Rheinische Post - Wesel/Dinslaken
Artenvielfalt am Niederrhein
In die Lippe ist Leben zurückgekehrt und die seltene Grauammer brütet in Bislich.
WESEL (RP) Zwei positive Beispiele für die Artenvielfalt in Wesel: In Bislich ist die seltene Grauammer aufgetaucht und in der Lippe ist die Anzahl der Wasserinsektenarten um das Elffache gestiegen, melden der Kreisverband des Nabu sowie der Lippeverband.
In Bislich-vahnum sowie in der Nabu-naturarena ist die seltene Grauammer entdeckt worden. Der Vogel ist in Nordrhein-westfalen laut Experten vom Aussterben bedroht. „Das ist eine kleine ornithologische Sensation“, sagt Peter Malzbender, Kreisvorsitzender des Naturschutzbundes. Ein Paar habe jetzt nach Jahrzehnten wieder erfolgreich in der Region gebrütet. Und auch auf der Bislicher Insel auf der anderen Rheinseite bei Xanten wurde dieses Jahr zum Brutgebiet für die Tiere. Wie viele Grauammern genau ihre Nester im Kreis Wesel bauen, ist aber nicht bekannt.
Grund für den signifikanten Bestandseinbruch der Vögel ist laut Peter Malzbender die Intensivierung der Landwirtschaft in den letzten 50 Jahren: „Dies führte bei fast allen Feldvögeln zu katastrophalen Verlusten.“Der oftmals massive Einsatz von Pestiziden lasse die Nestlinge verhungern. Zudem stellten die Getreideernte und das frühe Mähen ein Problem für die seltene Vogelart da. „Grauammern brüten verhältnismäßig spät und wird ein Gelege ausgemäht, ist es ziemlich unwahrscheinlich, dass bei dieser Art eine Zweitbrut erfolgt“, so Malzbender.
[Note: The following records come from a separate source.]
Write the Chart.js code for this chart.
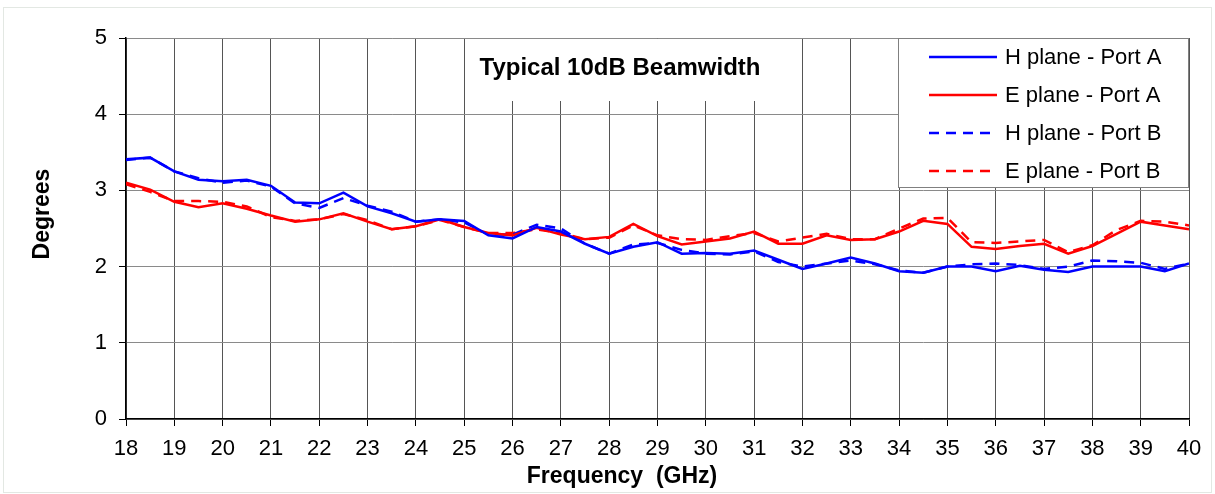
<!DOCTYPE html>
<html>
<head>
<meta charset="utf-8">
<script src="https://cdn.jsdelivr.net/npm/chart.js@4/dist/chart.umd.min.js"></script>
<style>
html,body{margin:0;padding:0;background:#fff;}
#wrap{width:1215px;height:494px;position:relative;}
</style>
</head>
<body>
<div id="wrap"><canvas id="c" width="1215" height="494"></canvas></div>
<script>
// ---- data ----
const frequency = [18,18.5,19,19.5,20,20.5,21,21.5,22,22.5,23,23.5,24,24.5,25,25.5,26,26.5,27,27.5,28,28.5,29,29.5,30,30.5,31,31.5,32,32.5,33,33.5,34,34.5,35,35.5,36,36.5,37,37.5,38,38.5,39,39.5,40];
const hPlanePortA = [3.41,3.43,3.25,3.14,3.12,3.14,3.06,2.84,2.83,2.97,2.79,2.70,2.59,2.62,2.60,2.41,2.37,2.52,2.46,2.30,2.17,2.26,2.32,2.17,2.18,2.17,2.21,2.09,1.97,2.04,2.12,2.04,1.94,1.92,2.00,2.00,1.94,2.01,1.96,1.93,2.00,2.00,2.00,1.94,2.04];
const ePlanePortA = [3.10,3.01,2.85,2.78,2.83,2.76,2.67,2.59,2.62,2.70,2.59,2.49,2.53,2.62,2.52,2.44,2.41,2.51,2.42,2.36,2.39,2.56,2.40,2.29,2.33,2.37,2.46,2.30,2.30,2.41,2.35,2.36,2.46,2.60,2.56,2.26,2.23,2.27,2.30,2.17,2.27,2.43,2.59,2.54,2.49];
const hPlanePortB = [3.40,3.43,3.25,3.16,3.10,3.13,3.05,2.83,2.77,2.90,2.80,2.72,2.59,2.62,2.58,2.42,2.42,2.55,2.50,2.30,2.17,2.29,2.31,2.22,2.17,2.16,2.20,2.06,2.00,2.04,2.08,2.03,1.95,1.92,2.00,2.03,2.04,2.02,1.97,2.00,2.08,2.07,2.05,1.97,2.04];
const ePlanePortB = [3.08,2.98,2.86,2.86,2.85,2.79,2.65,2.60,2.62,2.69,2.61,2.49,2.53,2.61,2.52,2.44,2.44,2.49,2.44,2.36,2.38,2.54,2.41,2.36,2.35,2.40,2.44,2.33,2.38,2.43,2.36,2.36,2.50,2.63,2.64,2.32,2.31,2.33,2.35,2.19,2.28,2.48,2.60,2.59,2.54];
const seriesLabels = ["H plane - Port A","E plane - Port A","H plane - Port B","E plane - Port B"];
const chartTitle = "Typical 10dB Beamwidth";
const xTitle = "Frequency  (GHz)";
const yTitle = "Degrees";

const FONT = "'Liberation Sans', Arial, sans-serif";
function pts(vals){ return frequency.map((f,i)=>({x:f,y:vals[i]})); }

const boxesPlugin = {
  id:'boxes',
  beforeDraw(chart){
    const ctx = chart.ctx;
    ctx.save();
    ctx.fillStyle='#fff';
    ctx.fillRect(0,0,chart.width,chart.height);
    ctx.strokeStyle='#e3e8e3';
    ctx.lineWidth=1;
    ctx.strokeRect(3.5,7.5,1208,485);
    ctx.restore();
  },
  beforeDatasetsDraw(chart){
    const ctx = chart.ctx, a = chart.chartArea;
    ctx.save();
    // title box
    ctx.fillStyle='#fff';
    ctx.fillRect(466, a.top+1, 308, 62);
    ctx.font = "bold 24px "+FONT;
    ctx.fillStyle='#000';
    ctx.textAlign='center';
    ctx.textBaseline='middle';
    ctx.fillText(chartTitle, 620, 68);
    // legend box
    const lx=898, ly=a.top, lw=a.right-898, lh=149;
    ctx.fillStyle='#fff';
    ctx.fillRect(lx,ly,lw,lh);
    ctx.strokeStyle='#808080';
    ctx.lineWidth=1;
    ctx.strokeRect(lx+0.5,ly+0.5,lw-1,lh);
    ctx.restore();
  },
  afterDraw(chart){
    const ctx = chart.ctx;
    ctx.save();
    // axis titles
    ctx.fillStyle='#000';
    ctx.font="bold 23px "+FONT;
    ctx.textAlign='center';
    ctx.textBaseline='middle';
    ctx.fillText(xTitle, 622, 477);
    ctx.save();
    ctx.translate(43, 214);
    ctx.rotate(-Math.PI/2);
    ctx.fillText(yTitle, 0, 0);
    ctx.restore();
    // legend
    const rows=[57,95,133,171];
    chart.data.datasets.forEach((ds,i)=>{
      const y=rows[i];
      ctx.strokeStyle=ds.borderColor;
      ctx.lineWidth=2.5;
      ctx.setLineDash(ds.borderDash||[]);
      ctx.beginPath();
      ctx.moveTo(929,y);ctx.lineTo(997,y);
      ctx.stroke();
      ctx.setLineDash([]);
      ctx.fillStyle='#000';
      ctx.font="22px "+FONT;
      ctx.textAlign='left';
      ctx.textBaseline='middle';
      ctx.fillText(ds.label,1005,y+1);
    });
    ctx.restore();
  }
};

new Chart(document.getElementById('c'),{
  type:'line',
  data:{
    datasets:[
      {label:seriesLabels[0],data:pts(hPlanePortA),borderColor:'#0000ff',borderWidth:2.5,pointRadius:0,tension:0,fill:false},
      {label:seriesLabels[1],data:pts(ePlanePortA),borderColor:'#ff0000',borderWidth:2.5,pointRadius:0,tension:0,fill:false},
      {label:seriesLabels[2],data:pts(hPlanePortB),borderColor:'#0000ff',borderWidth:2.5,borderDash:[10,7],pointRadius:0,tension:0,fill:false},
      {label:seriesLabels[3],data:pts(ePlanePortB),borderColor:'#ff0000',borderWidth:2.5,borderDash:[10,7],pointRadius:0,tension:0,fill:false}
    ]
  },
  options:{
    responsive:false,
    animation:false,
    events:[],
    layout:{padding:{top:38,right:26,left:0,bottom:0}},
    plugins:{legend:{display:false},tooltip:{enabled:false},title:{display:false}},
    scales:{
      x:{
        type:'linear',min:18,max:40,
        afterFit(s){s.height=75;},
        ticks:{stepSize:1,color:'#000',font:{family:FONT,size:22},padding:10,maxRotation:0,autoSkip:false},
        grid:{color:'#555',lineWidth:1,tickLength:7,drawTicks:true,tickColor:'#000'},
        border:{color:'#000',width:1.5},
        title:{display:false}
      },
      y:{
        min:0,max:5,
        afterFit(s){s.width=126;},
        ticks:{stepSize:1,color:'#000',font:{family:FONT,size:22},padding:12},
        grid:{color:'#8a8a8a',lineWidth:1,tickLength:7,drawTicks:true,tickColor:'#000'},
        border:{color:'#000',width:1.5},
        title:{display:false}
      }
    }
  },
  plugins:[boxesPlugin]
});
</script>
</body>
</html>
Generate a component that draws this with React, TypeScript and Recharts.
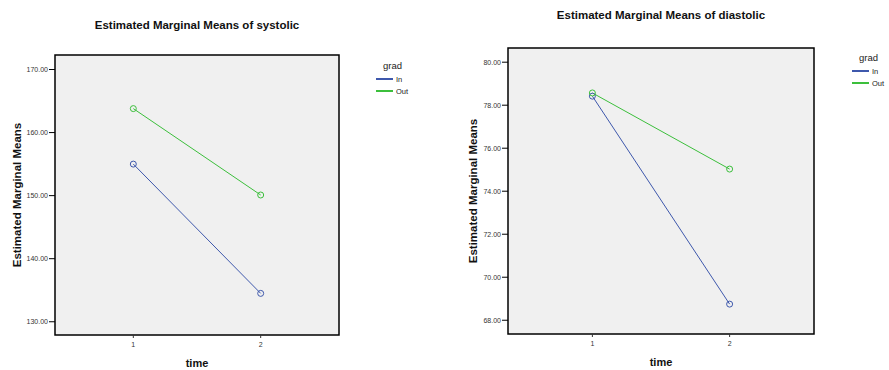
import React from 'react';
import { LineChart, Line, XAxis, YAxis, ReferenceArea } from 'recharts';

const times = [1, 2];
const groups = ['In', 'Out'];
const systolicIn = [155.0, 134.5];
const systolicOut = [163.8, 150.1];
const diastolicIn = [78.42, 68.75];
const diastolicOut = [78.57, 75.03];
const systolicTicks = [130, 140, 150, 160, 170];
const diastolicTicks = [68, 70, 72, 74, 76, 78, 80];

const COLORS = ['#3e58ac', '#3cbf3c'];
const FONT = 'Arial, "Liberation Sans", sans-serif';
const X_DOMAIN: [number, number] = [0.385, 2.615];

const buildRows = (inVals: number[], outVals: number[]) =>
  times.map((t, i) => ({ time: t, In: inVals[i], Out: outVals[i] }));

const GradLegend = ({ left, top }: { left: number; top: number }) => (
  <div style={{ position: 'absolute', left, top, fontFamily: FONT, color: '#222' }}>
    <div style={{ fontSize: 9.5, marginLeft: 7, marginBottom: 2 }}>grad</div>
    {groups.map((g, i) => (
      <div key={g} style={{ display: 'flex', alignItems: 'center', height: 12, fontSize: 7.5 }}>
        <span style={{ display: 'inline-block', width: 17, height: 1.3, background: COLORS[i], marginRight: 3 }} />
        {g}
      </div>
    ))}
  </div>
);

interface PanelProps {
  title: string;
  rows: { time: number; In: number; Out: number }[];
  domain: [number, number];
  ticks: number[];
  width: number;
  margin: { top: number; right: number; bottom: number; left: number };
  titleTop: number;
  labelOffset: number;
  legendLeft: number;
  legendTop: number;
}

const Panel: React.FC<PanelProps> = ({ title, rows, domain, ticks, width, margin, titleTop, labelOffset, legendLeft, legendTop }) => {
  const plotW = width - margin.left - margin.right - 50;
  return (
    <div style={{ position: 'relative', width, height: 370 }}>
      <div
        style={{
          position: 'absolute',
          top: titleTop,
          left: margin.left + 50 - 40,
          width: plotW + 80,
          textAlign: 'center',
          fontFamily: FONT,
          fontWeight: 'bold',
          fontSize: 11.5,
          color: '#111',
        }}
      >
        {title}
      </div>
      <LineChart width={width} height={370} data={rows} margin={margin}>
        <ReferenceArea
          x1={X_DOMAIN[0]}
          x2={X_DOMAIN[1]}
          y1={domain[0]}
          y2={domain[1]}
          fill="#f0f0f0"
          fillOpacity={1}
          stroke="#000"
          strokeWidth={1.5}
          ifOverflow="visible"
        />
        <XAxis
          dataKey="time"
          type="number"
          domain={X_DOMAIN}
          ticks={times}
          allowDataOverflow
          height={30}
          axisLine={false}
          tickSize={3}
          tickMargin={4}
          tickLine={{ stroke: '#333' }}
          tick={{ fontSize: 7, fill: '#333', fontFamily: FONT }}
          label={{
            value: 'time',
            position: 'insideBottom',
            offset: -2,
            style: { fontSize: 11, fontWeight: 'bold', fill: '#111', fontFamily: FONT },
          }}
        />
        <YAxis
          type="number"
          domain={domain}
          ticks={ticks}
          allowDataOverflow
          width={50}
          axisLine={false}
          tickSize={6}
          tickMargin={1}
          tickLine={{ stroke: '#000' }}
          tickFormatter={(v: number) => v.toFixed(2)}
          tick={{ fontSize: 7, fill: '#333', fontFamily: FONT }}
          label={{
            value: 'Estimated Marginal Means',
            angle: -90,
            position: 'insideLeft',
            offset: labelOffset,
            style: { fontSize: 11.5, fontWeight: 'bold', fill: '#111', fontFamily: FONT, textAnchor: 'middle' },
          }}
        />
        {groups.map((g, i) => (
          <Line
            key={g}
            dataKey={g}
            stroke={COLORS[i]}
            strokeWidth={1}
            dot={{ r: 3, stroke: COLORS[i], strokeWidth: 1, fill: 'none' }}
            activeDot={false}
            isAnimationActive={false}
          />
        ))}
      </LineChart>
      <GradLegend left={legendLeft} top={legendTop} />
    </div>
  );
};

export default function App() {
  return (
    <div style={{ position: 'absolute', left: 0, top: 0, width: 889, height: 370, background: '#fff', display: 'flex' }}>
      <Panel
        title="Estimated Marginal Means of systolic"
        rows={buildRows(systolicIn, systolicOut)}
        domain={[127.9, 172.3]}
        ticks={systolicTicks}
        width={445}
        margin={{ top: 55, right: 106, bottom: 5, left: 5 }}
        titleTop={19}
        labelOffset={12}
        legendLeft={376}
        legendTop={60}
      />
      <Panel
        title="Estimated Marginal Means of diastolic"
        rows={buildRows(diastolicIn, diastolicOut)}
        domain={[67.36, 80.66]}
        ticks={diastolicTicks}
        width={444}
        margin={{ top: 48, right: 75, bottom: 6, left: 13 }}
        titleTop={9}
        labelOffset={15}
        legendLeft={407}
        legendTop={52}
      />
    </div>
  );
}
In Bislich haben die beiden Grauammer-paare jedoch ungestörte, nahrungsreiche Brachen gefunden. Peter Malzbender mahnt dennoch: „Grauammer und viele andere Feldvögel, wie Kiebitz, Feldlerche, Rebhuhn und Co. haben nur eine Überlebenschance, wenn die Landwirtschaft in ganz Europa endlich wirklich nachhaltig und naturverträglich reformiert wird.“
Auch der Lippeverband mahnt: Der Verlust von Lebensräumen, Belastungen durch Pestizide, Bedrohung durch invasive Arten und der
Klimawandel sorgen für ein drastisches Insektensterben. Eine Untersuchung des Verbandes zeige jedoch, dass man gegensteuern kann: Seit den 70-Jahren habe die Modernisierung von Kläranlagen und Renaturierungen die Wasserqualität der Lippe so deutlich verbessert, dass es heute elfmal so viele Wasserinsektenarten gebe wie noch vor 50 Jahren. Auch die reine Anzahl an Einzeltieren habe erheblich zugenommen, dabei galt die Lippe in den 70ern als nahezu toter Fluss.
In dieser Zeit konnten nur widerstandsfähige Nicht-insekten wie Wasserassel oder Gemeine Schnauzenschnecke in der Lippe überleben. Dank des Programms „Lebendige Lippe“leben heute aber wieder 150 Insektenarten im Fluss. „Die Untersuchung zeigt, dass Investitionen zur Steigerung der Gewässergüte lohnenswert sind für Mensch und Natur“, so Prof. Uli Paetzel, Vorstandsvorsitzender des Lippeverbandes. Dennoch sei der externe Eintrag an Phosphat und Nitrat noch immer zu hoch. Der Lippeverband nennt die Renaturierung der Lippe in Wesel als besonders positives Beispiel: Zwei Jahre nach der Fertigstellung 2014 konnten bereits rund 600 Tier- und 425 Pflanzenarten nachgewiesen werden.